Пожалеть бы его, да я знаю, как мой стойкий барраярский солдат фыркает на любую попытку жалости.
– В таком настроении нам не стоит отсюда выходить, - немного лукавлю.
– У тебя устрашающе сердитый вид, того и гляди, начнешь драться.
– Даже со стороны видно?
– поморщась, переспрашивает так до конца и не успокоившийся Эрик.
– Не бойся, я держу себя в руках.
– Лучше бы меня держал, - слетает с губ само собою.
– Единственный способ ненадолго одержать над тобою верх, - хмыкает моя ехидная барраярская язва, - и то для верности предпочтительно связать покрепче?
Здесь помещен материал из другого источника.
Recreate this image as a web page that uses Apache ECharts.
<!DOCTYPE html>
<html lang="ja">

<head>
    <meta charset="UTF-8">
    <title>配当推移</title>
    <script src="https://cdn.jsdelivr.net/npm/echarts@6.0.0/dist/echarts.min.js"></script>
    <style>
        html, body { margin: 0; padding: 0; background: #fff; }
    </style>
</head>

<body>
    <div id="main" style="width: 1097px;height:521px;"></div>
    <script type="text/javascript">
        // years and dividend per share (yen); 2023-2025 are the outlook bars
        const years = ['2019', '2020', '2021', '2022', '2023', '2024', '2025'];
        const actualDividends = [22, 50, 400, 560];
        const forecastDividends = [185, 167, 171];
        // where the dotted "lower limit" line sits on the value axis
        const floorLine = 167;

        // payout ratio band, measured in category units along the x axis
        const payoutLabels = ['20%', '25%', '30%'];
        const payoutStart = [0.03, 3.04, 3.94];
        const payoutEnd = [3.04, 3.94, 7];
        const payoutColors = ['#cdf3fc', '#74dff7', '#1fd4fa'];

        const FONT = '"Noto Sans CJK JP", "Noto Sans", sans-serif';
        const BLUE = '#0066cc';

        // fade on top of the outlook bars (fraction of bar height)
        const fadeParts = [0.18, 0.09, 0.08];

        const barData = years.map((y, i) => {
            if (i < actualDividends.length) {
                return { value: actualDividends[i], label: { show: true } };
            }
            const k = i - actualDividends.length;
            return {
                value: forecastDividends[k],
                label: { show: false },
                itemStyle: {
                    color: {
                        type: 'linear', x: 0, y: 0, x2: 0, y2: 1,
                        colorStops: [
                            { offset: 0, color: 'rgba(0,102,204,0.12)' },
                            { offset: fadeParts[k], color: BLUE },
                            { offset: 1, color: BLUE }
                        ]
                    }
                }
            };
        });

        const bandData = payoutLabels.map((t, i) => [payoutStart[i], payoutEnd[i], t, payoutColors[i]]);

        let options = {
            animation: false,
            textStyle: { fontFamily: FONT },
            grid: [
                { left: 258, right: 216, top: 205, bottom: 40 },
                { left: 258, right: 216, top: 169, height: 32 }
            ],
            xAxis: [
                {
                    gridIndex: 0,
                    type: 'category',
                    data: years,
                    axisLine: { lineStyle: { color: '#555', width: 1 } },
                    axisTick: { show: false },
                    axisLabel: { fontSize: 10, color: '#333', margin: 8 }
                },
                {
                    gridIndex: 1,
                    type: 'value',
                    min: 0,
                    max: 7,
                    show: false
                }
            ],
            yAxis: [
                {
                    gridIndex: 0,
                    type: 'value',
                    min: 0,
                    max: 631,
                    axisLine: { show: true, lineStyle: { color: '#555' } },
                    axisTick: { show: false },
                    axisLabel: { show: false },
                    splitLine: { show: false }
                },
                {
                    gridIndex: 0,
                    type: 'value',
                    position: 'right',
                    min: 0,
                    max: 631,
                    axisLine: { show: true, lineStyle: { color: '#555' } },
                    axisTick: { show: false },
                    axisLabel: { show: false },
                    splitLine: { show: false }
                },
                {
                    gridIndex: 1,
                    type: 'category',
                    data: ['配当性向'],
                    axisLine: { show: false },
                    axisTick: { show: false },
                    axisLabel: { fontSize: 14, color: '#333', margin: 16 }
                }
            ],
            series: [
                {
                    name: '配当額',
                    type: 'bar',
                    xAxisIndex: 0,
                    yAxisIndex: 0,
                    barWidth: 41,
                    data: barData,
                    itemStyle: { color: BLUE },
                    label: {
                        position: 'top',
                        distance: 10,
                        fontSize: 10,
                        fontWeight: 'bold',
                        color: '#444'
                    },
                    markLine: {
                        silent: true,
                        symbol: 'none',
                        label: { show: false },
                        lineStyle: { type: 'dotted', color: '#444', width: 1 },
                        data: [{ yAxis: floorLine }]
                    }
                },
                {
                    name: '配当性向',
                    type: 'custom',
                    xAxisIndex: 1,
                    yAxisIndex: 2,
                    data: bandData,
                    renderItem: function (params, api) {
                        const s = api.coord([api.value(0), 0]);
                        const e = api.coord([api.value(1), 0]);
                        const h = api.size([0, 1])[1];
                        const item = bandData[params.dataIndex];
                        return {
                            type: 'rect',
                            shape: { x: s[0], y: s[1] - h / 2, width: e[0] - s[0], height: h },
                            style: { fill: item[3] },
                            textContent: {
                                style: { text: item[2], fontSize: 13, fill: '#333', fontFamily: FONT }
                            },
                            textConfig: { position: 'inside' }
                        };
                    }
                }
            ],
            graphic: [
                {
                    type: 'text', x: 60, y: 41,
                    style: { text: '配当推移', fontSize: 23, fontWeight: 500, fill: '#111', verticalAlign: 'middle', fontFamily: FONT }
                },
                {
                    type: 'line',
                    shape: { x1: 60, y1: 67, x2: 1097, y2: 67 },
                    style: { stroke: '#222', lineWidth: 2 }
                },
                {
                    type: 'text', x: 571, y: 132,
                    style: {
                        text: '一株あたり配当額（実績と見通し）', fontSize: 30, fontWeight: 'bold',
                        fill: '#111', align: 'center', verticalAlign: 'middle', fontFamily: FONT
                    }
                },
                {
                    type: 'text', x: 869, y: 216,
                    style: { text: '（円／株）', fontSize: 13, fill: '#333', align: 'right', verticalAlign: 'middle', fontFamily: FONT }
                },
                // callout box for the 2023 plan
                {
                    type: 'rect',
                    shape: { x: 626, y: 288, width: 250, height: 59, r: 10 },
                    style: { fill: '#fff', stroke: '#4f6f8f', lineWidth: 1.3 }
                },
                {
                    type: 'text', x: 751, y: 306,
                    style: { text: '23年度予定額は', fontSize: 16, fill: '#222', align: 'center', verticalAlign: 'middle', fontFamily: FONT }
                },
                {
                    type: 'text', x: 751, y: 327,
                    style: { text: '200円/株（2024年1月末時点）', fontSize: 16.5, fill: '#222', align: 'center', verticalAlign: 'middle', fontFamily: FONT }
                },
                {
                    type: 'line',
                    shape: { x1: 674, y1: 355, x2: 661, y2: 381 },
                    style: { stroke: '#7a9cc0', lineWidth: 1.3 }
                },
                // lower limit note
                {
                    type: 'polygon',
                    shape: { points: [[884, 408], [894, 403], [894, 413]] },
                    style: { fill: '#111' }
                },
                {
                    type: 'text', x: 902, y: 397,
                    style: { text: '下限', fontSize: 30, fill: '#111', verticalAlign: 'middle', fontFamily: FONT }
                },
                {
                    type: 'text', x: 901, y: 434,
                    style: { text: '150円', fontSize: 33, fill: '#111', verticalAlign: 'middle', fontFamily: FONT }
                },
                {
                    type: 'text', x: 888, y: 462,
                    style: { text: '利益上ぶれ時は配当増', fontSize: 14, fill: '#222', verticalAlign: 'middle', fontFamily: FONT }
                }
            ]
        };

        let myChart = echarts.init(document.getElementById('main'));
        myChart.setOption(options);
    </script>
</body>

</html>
Неужели в этой полушутке прозвучала потаенная жажда? Я примеряю на себя перспективу воплотить ее в жизнь и улыбаюсь тому, как пылко реагирует тело. Хорошая альтернатива тренажерам. Эрика злит невозможность управлять ситуацией и пугает перспектива смирения ради безопасности? Тут все будет в его руках. Я измучен необходимостью отвечать за всё и всегда, непрестанно приводить свою семью к покорности? Приятно будет полностью отдать власть, пусть на время. Добровольное подчинение - игра, которая чарует новизной, обещая радость для тела, успокоение для души и возможность привязать Эрика еще крепче.
– Отчего нет?
– смерив своего любовника прямым и откровенным взглядом, подначиваю.
– Если осмелишься.
– Ты все-таки называешь меня трусом, - улыбается Эрик, обнимая меня за плечи и теребя узел накидки. Подозреваю, что он хочет поскорее добраться до добычи.
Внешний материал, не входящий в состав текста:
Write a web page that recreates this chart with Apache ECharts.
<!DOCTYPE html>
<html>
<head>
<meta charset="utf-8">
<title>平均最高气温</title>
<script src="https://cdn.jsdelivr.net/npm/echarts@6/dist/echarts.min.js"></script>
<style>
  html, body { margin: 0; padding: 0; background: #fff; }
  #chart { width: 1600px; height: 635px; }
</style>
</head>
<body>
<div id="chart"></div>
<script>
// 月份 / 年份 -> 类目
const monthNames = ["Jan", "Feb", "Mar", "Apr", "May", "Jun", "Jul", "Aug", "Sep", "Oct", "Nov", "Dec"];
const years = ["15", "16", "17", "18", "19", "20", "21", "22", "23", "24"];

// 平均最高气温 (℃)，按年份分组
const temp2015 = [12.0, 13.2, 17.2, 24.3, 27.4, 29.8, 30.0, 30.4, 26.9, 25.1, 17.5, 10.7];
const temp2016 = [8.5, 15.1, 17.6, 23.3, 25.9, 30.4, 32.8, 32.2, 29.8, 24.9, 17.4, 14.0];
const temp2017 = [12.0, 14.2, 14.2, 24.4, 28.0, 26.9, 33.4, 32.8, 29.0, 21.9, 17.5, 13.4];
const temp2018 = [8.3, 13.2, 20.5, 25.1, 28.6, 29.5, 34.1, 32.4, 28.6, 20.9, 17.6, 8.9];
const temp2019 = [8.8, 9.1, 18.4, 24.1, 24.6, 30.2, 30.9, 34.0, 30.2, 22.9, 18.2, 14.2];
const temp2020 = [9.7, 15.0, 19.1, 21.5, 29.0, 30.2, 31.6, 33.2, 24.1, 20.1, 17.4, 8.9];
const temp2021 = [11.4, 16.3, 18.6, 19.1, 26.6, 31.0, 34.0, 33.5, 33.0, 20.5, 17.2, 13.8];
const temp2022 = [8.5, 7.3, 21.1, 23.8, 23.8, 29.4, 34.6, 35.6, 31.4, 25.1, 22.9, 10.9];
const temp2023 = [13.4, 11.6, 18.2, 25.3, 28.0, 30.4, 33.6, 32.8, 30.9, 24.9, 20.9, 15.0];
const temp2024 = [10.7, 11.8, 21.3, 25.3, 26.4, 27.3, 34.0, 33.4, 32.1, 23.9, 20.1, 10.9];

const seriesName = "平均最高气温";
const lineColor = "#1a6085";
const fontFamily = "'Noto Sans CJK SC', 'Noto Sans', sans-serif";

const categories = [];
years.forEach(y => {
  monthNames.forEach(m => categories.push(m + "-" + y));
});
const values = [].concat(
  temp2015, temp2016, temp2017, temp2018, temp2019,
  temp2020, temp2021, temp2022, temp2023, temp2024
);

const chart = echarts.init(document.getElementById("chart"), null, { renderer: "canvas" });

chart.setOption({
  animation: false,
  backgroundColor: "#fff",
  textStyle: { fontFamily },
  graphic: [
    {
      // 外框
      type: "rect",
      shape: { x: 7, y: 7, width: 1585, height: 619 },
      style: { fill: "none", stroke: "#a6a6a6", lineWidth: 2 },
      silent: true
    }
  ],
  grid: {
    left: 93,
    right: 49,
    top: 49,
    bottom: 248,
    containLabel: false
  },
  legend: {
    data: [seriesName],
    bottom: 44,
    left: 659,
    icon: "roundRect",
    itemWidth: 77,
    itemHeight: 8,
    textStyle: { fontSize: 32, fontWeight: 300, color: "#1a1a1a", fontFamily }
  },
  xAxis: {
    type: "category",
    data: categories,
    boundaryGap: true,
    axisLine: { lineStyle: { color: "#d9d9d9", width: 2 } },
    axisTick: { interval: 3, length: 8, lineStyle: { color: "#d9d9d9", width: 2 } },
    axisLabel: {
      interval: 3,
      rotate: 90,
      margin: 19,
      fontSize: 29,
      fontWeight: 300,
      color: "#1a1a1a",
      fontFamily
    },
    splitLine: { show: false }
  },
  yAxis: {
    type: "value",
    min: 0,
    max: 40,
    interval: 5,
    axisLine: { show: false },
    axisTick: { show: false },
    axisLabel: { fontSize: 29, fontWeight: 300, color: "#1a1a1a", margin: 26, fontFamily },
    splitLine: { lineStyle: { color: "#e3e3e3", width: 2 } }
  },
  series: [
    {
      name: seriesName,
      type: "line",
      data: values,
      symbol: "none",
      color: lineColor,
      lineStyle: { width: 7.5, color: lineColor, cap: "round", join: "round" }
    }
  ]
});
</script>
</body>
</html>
– Я тебя провоцирую, - шепотом признаюсь ему на ухо, и мой любовник ожидаемо вздрагивает.
– Успешно?
Насколько успешно, я понимаю, уже будучи прижат к постели тяжелым телом: одна ладонь агрессора забирается под мою накидку, дразня прикосновениями, другой рукой он зажимает мои запястья за головой. Серые глаза прикрыты, скрывая блеск желания, но твердое доказательство интереса не оставляет место сомнениям.
– Сдаешься?
– вопрос Эрика был бы окрашен иронией, не будь он похож на хриплое мурлыканье.
Сдаюсь. Отпусти. Будь уверен в моей полнейшей покорности, а как же иначе? Судя по опасливому восторгу во взгляде, для Эрика такой опыт тоже внове, и он в любую секунду готов остановиться, уступив возможной просьбе... которой я не произнесу, желая совершенно иного.
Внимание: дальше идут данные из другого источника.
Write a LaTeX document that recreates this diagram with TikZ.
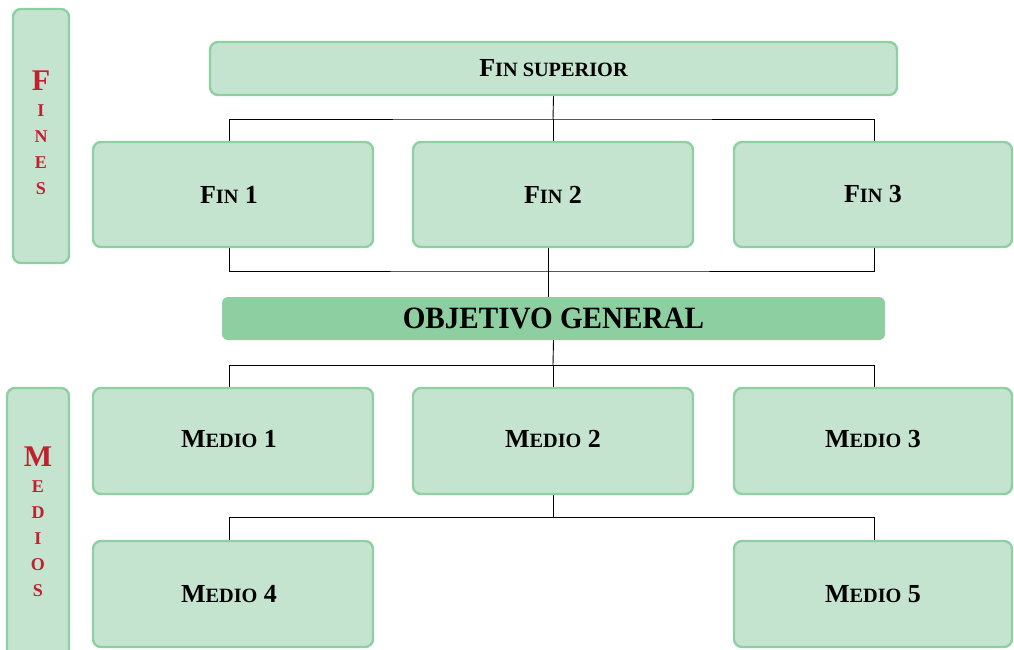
\documentclass[tikz,border=0pt]{standalone}
\usepackage{fontspec}
\setmainfont{Liberation Serif}
\usepackage{graphicx}
\usetikzlibrary{backgrounds}
\definecolor{boxfill}{HTML}{C5E4CF}
\definecolor{boxline}{HTML}{8FD0A3}
\definecolor{objfill}{HTML}{8ECFA2}
\definecolor{sidered}{HTML}{C0202F}
\newcommand{\fsc}[2]{#1{\fontsize{20.3}{20.3}\selectfont #2}}
\begin{document}
\begin{tikzpicture}[x=1pt,y=-1pt,
  box/.style={draw=boxline, line width=2.4pt, fill=boxfill, rounded corners=8pt,
    inner sep=0pt, font=\fontsize{26}{26}\selectfont\bfseries},
  objbox/.style={fill=objfill, rounded corners=6pt, inner sep=0pt,
    font=\fontsize{31}{31}\selectfont\bfseries},
  sidebar/.style={draw=boxline, line width=2.4pt, fill=boxfill, rounded corners=8pt, inner sep=0pt},
  sidetext/.style={text=sidered, align=center, font=\fontsize{18}{26}\selectfont\bfseries, inner sep=0pt},
  conn/.style={draw=black, line width=0.9pt}
]
\useasboundingbox (0,0) rectangle (1014,649);

% side bars
\node[sidebar, minimum width=56pt, minimum height=254pt] (fines) at (41,136) {};
\node[sidetext] (finestxt) at (41,133) {{\fontsize{30}{30}\selectfont F}\\I\\N\\E\\S};
\node[sidebar, minimum width=62pt, minimum height=280pt] (medios) at (38,528) {};
\node[sidetext] (mediostxt) at (38,522) {{\fontsize{30}{30}\selectfont M}\\E\\D\\I\\O\\S};

% top
\node[box, minimum width=687pt, minimum height=53pt] (sup) at (553.5,68.5) {\fsc{F}{IN SUPERIOR}};

\node[box, minimum width=280pt, minimum height=105pt] (f1) at (233,194.5) {\hspace*{-8pt}\fsc{F}{IN} 1};
\node[box, minimum width=280pt, minimum height=105pt] (f2) at (553,194.5) {\fsc{F}{IN} 2};
\node[box, minimum width=278pt, minimum height=105pt] (f3) at (873,194.5) {\fsc{F}{IN} 3};

\node[objbox, minimum width=663pt, minimum height=43pt] (obj) at (553.5,318.5)
  {\scalebox{0.94}[1]{OBJETIVO GENERAL}};

\node[box, minimum width=280pt, minimum height=106pt] (m1) at (233,441) {\raisebox{4pt}{\hspace*{-8pt}\fsc{M}{EDIO} 1}};
\node[box, minimum width=280pt, minimum height=106pt] (m2) at (553,441) {\raisebox{4pt}{\fsc{M}{EDIO} 2}};
\node[box, minimum width=278pt, minimum height=106pt] (m3) at (873,441) {\raisebox{4pt}{\fsc{M}{EDIO} 3}};

\node[box, minimum width=280pt, minimum height=106pt] (m4) at (233,594) {\raisebox{-2pt}{\hspace*{-8pt}\fsc{M}{EDIO} 4}};
\node[box, minimum width=278pt, minimum height=106pt] (m5) at (873,594) {\raisebox{-2pt}{\fsc{M}{EDIO} 5}};

% connectors
\begin{scope}[on background layer]
\coordinate (c1) at (553,119);
\draw[conn] (sup.south) -- (c1);
\draw[conn] (f1.north -| 229,0) |- (c1) -| (f3.north -| 874,0);
\draw[conn] (c1) -- (f2.north);

\coordinate (c2) at (548,271);
\draw[conn] (f1.south -| 229,0) |- (c2) -| (f3.south -| 874,0);
\draw[conn] (f2.south -| 548,0) -- (obj.north -| 548,0);

\coordinate (c3) at (553,365);
\draw[conn] (obj.south) -- (c3);
\draw[conn] (m1.north -| 229,0) |- (c3) -| (m3.north -| 874,0);
\draw[conn] (c3) -- (m2.north);

\coordinate (c4) at (553,517);
\draw[conn] (m2.south) -- (c4);
\draw[conn] (m4.north -| 229,0) |- (c4) -| (m5.north -| 874,0);
\end{scope}
\end{tikzpicture}
\end{document}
Барраярец испытующе смотрит на меня и негромко, но подробно и уверенно приказывает. А я подчиняюсь требованию, истаивая сердцем.
Все время, что я раздеваюсь - медленно, напоказ, как сказано и как нам обоим приятней, - ощущение тепла от напряженного взгляда возбуждает, томит восхитительной отсрочкой. Я медленно вынимаю шпильки, встряхиваю освобожденными волосами, щекотно стекающими по спине. Нравится? Я знаю, что да. Сердце у меня колотится изо всех сил, и узорчатый светло-голубой шелковый шарф я подаю едва ли не с поклоном. Это было бы манерным спектаклем, не будь я сейчас так жестоко возбужден непривычной, пленительной возможностью проявить силу таким странным образом - подчинившись чужому желанию, покорно дождаться решения собственной участи. Эрик обходит меня, рассматривая, вальяжными шагами удачливого охотника и останавливается за спиной. Холодный скользящий шелк обхватывает мои локти, пресекая последнюю возможность сопротивления, и я покорно опускаюсь на край кровати.